Problem details
Write out again exactly the lines from the one containing "Convert this chart to D3.js code." through the one containing "var seriesColors = ['#17375e', '#7dc142', '#2e75b6'];", both included, and omit the pictures.

Given data
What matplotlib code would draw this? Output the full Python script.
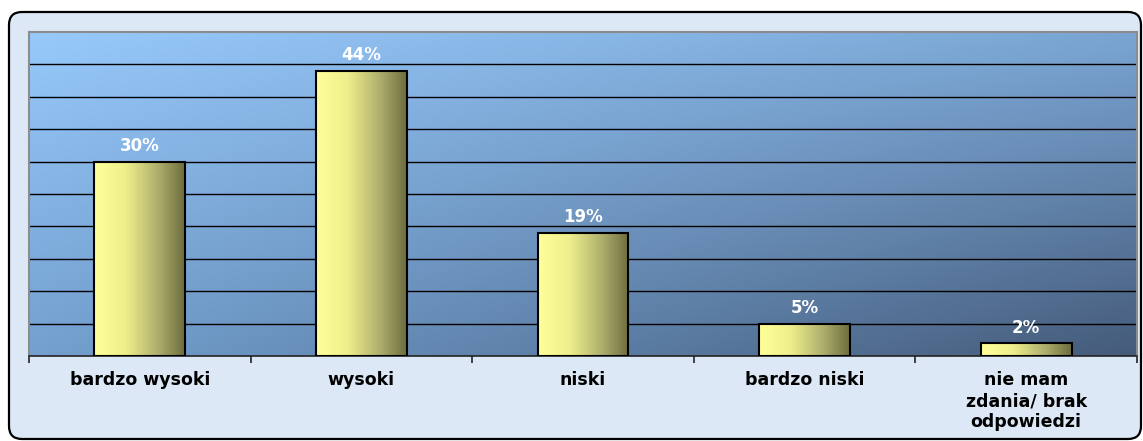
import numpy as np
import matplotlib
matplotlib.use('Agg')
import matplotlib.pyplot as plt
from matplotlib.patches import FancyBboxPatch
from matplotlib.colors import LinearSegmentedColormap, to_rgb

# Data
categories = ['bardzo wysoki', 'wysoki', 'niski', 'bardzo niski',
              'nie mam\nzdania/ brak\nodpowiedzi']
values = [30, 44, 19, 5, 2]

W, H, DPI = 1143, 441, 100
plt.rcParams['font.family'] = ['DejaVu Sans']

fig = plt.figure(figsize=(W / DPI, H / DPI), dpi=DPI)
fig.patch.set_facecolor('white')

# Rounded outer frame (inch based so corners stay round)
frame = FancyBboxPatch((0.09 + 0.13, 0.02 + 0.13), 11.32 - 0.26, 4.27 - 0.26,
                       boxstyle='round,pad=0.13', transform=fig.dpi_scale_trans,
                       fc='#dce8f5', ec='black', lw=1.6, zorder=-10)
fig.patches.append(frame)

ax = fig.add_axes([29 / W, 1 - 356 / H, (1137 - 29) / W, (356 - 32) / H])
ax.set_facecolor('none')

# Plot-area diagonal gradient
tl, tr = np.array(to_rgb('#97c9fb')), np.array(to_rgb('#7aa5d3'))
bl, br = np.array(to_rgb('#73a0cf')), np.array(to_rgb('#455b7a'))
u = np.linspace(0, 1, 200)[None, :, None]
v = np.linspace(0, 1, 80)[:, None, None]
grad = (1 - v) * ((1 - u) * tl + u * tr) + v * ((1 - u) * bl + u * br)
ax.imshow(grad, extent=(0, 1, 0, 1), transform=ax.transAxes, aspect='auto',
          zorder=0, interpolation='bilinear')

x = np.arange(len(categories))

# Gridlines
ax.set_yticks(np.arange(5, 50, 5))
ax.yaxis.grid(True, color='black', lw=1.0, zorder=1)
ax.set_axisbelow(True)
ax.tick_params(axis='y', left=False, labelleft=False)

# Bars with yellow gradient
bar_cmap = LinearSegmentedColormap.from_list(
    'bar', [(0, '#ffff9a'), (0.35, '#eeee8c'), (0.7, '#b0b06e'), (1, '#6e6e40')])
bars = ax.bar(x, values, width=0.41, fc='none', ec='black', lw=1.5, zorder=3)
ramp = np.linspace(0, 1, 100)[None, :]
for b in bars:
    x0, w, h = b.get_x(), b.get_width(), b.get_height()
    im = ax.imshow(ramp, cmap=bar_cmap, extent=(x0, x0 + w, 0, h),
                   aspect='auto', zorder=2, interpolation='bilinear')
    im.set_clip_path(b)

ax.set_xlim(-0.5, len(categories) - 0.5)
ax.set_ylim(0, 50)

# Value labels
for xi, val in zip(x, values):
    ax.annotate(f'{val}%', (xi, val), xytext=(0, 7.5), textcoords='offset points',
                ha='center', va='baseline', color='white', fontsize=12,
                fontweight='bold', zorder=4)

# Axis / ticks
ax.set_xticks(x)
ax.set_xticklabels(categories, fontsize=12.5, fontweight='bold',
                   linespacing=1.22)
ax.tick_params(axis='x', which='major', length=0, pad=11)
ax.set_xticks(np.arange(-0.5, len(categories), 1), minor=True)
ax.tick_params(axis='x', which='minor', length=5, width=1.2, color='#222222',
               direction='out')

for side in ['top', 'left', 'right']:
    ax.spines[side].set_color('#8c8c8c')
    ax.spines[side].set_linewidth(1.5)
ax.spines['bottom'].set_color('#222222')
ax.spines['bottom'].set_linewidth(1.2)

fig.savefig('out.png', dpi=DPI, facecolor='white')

--

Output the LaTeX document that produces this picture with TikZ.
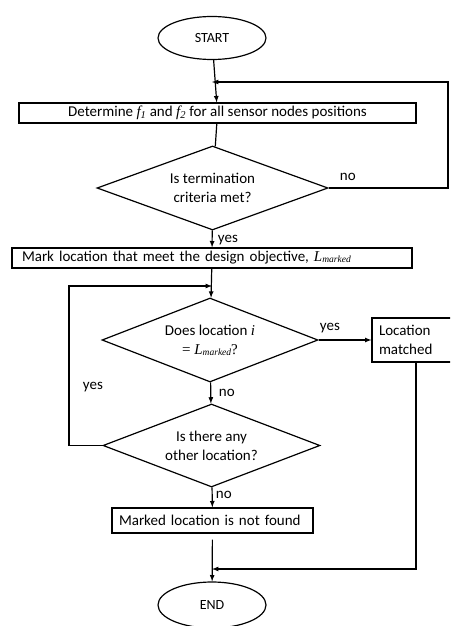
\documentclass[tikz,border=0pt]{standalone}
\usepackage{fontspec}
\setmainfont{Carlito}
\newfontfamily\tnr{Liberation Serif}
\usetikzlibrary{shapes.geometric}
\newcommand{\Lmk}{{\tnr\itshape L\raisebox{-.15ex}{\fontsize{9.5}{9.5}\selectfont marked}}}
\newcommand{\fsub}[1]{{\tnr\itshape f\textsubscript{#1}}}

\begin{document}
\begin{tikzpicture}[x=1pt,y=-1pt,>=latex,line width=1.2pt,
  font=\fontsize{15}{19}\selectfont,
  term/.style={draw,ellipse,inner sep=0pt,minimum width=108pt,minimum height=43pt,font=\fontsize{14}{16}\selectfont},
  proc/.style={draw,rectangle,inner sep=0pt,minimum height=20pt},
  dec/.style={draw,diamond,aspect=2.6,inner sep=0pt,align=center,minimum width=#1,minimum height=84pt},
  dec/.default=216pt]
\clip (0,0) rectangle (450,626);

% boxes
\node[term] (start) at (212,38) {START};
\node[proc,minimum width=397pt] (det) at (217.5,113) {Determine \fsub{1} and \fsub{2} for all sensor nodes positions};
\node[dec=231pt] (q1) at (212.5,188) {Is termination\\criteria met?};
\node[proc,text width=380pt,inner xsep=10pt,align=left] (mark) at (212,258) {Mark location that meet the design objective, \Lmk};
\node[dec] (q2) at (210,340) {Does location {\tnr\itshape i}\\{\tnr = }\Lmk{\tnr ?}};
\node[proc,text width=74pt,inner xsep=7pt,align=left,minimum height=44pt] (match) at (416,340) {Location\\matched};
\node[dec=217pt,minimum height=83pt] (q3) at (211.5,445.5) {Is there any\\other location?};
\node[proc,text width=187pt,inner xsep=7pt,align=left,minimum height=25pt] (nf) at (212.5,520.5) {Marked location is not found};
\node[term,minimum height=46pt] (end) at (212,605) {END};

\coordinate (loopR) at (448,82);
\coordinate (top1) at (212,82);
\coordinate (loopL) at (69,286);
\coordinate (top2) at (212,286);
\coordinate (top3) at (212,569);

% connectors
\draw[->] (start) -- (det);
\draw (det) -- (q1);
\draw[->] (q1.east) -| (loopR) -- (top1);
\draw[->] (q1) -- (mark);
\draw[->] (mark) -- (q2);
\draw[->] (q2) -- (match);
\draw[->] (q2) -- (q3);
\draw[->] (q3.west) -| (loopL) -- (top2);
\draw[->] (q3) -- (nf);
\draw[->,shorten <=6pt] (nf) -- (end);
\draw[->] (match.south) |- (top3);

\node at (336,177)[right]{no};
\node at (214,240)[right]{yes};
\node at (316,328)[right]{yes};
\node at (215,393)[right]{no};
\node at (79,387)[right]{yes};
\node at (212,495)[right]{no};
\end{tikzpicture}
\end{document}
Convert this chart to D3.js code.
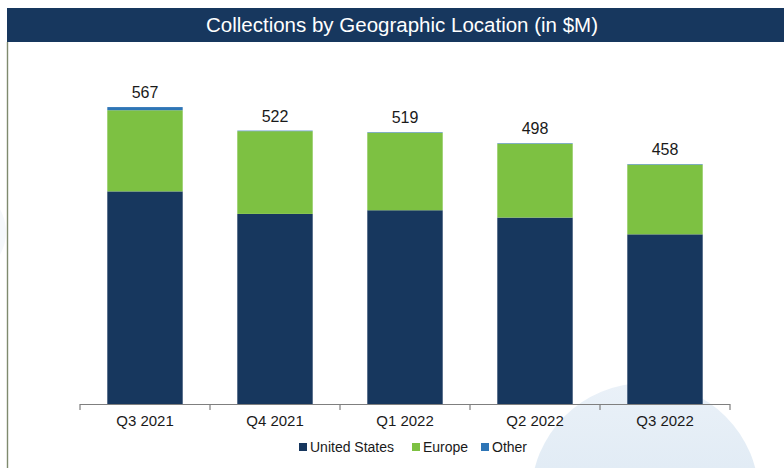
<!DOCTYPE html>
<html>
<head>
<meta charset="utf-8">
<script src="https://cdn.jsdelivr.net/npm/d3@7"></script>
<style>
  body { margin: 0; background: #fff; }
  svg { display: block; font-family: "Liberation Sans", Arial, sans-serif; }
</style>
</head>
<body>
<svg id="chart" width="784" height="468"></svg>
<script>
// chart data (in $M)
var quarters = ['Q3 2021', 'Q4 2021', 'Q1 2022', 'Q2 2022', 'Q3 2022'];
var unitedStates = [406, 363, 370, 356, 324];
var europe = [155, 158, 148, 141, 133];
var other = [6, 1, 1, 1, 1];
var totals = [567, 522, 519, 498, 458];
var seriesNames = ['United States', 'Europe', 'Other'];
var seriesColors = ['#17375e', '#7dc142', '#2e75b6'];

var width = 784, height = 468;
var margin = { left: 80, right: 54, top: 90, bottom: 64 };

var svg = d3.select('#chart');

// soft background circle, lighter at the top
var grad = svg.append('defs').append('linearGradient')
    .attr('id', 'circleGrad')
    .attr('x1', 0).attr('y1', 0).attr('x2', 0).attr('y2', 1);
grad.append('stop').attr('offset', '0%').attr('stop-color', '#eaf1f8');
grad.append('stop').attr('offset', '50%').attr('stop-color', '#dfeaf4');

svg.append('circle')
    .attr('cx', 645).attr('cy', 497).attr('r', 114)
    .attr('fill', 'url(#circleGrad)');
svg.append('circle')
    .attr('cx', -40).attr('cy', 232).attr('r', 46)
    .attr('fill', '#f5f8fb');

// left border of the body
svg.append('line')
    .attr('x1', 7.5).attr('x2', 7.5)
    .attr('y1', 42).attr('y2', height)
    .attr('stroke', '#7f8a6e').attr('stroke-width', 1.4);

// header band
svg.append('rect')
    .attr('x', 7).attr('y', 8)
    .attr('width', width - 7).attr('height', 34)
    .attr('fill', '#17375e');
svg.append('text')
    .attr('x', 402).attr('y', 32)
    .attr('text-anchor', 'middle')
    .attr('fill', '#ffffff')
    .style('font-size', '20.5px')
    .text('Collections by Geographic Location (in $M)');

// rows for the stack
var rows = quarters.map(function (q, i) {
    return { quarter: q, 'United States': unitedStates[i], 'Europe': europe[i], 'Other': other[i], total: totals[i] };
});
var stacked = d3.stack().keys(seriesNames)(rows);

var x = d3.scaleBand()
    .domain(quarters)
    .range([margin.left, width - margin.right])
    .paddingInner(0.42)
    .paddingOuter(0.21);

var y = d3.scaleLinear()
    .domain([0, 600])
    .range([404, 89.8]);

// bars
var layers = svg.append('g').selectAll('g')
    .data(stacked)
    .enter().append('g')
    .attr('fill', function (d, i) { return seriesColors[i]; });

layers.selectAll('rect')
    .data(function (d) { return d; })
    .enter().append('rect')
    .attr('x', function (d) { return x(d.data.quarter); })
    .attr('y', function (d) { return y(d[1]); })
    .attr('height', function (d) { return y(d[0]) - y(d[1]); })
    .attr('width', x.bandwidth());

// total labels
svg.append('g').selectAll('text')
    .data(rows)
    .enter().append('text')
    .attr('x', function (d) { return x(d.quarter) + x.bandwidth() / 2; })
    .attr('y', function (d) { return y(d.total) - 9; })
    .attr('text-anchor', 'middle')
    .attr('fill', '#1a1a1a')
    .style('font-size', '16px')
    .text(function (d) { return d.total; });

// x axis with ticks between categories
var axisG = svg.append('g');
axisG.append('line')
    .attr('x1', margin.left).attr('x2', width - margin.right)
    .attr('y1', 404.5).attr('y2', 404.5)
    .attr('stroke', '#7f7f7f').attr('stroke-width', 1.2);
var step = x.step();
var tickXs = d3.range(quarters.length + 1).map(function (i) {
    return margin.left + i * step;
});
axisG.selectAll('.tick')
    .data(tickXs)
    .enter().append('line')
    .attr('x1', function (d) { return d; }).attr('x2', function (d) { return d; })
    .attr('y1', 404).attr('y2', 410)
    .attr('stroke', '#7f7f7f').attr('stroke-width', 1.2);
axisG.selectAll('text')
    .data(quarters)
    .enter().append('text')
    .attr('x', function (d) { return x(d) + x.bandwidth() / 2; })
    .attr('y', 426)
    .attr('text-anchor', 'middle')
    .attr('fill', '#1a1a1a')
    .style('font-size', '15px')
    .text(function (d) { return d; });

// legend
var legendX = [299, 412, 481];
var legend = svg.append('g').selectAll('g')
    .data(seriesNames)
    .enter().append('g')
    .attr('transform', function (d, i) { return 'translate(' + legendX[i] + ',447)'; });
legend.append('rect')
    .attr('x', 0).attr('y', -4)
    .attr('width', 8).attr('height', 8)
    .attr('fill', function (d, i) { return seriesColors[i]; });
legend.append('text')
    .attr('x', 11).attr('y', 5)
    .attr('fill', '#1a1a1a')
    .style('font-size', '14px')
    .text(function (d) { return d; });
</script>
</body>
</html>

Full output
Convert this chart to D3.js code.
<!DOCTYPE html>
<html>
<head>
<meta charset="utf-8">
<script src="https://cdn.jsdelivr.net/npm/d3@7"></script>
<style>
  body { margin: 0; background: #fff; }
  svg { display: block; font-family: "Liberation Sans", Arial, sans-serif; }
</style>
</head>
<body>
<svg id="chart" width="784" height="468"></svg>
<script>
// chart data (in $M)
var quarters = ['Q3 2021', 'Q4 2021', 'Q1 2022', 'Q2 2022', 'Q3 2022'];
var unitedStates = [406, 363, 370, 356, 324];
var europe = [155, 158, 148, 141, 133];
var other = [6, 1, 1, 1, 1];
var totals = [567, 522, 519, 498, 458];
var seriesNames = ['United States', 'Europe', 'Other'];
var seriesColors = ['#17375e', '#7dc142', '#2e75b6'];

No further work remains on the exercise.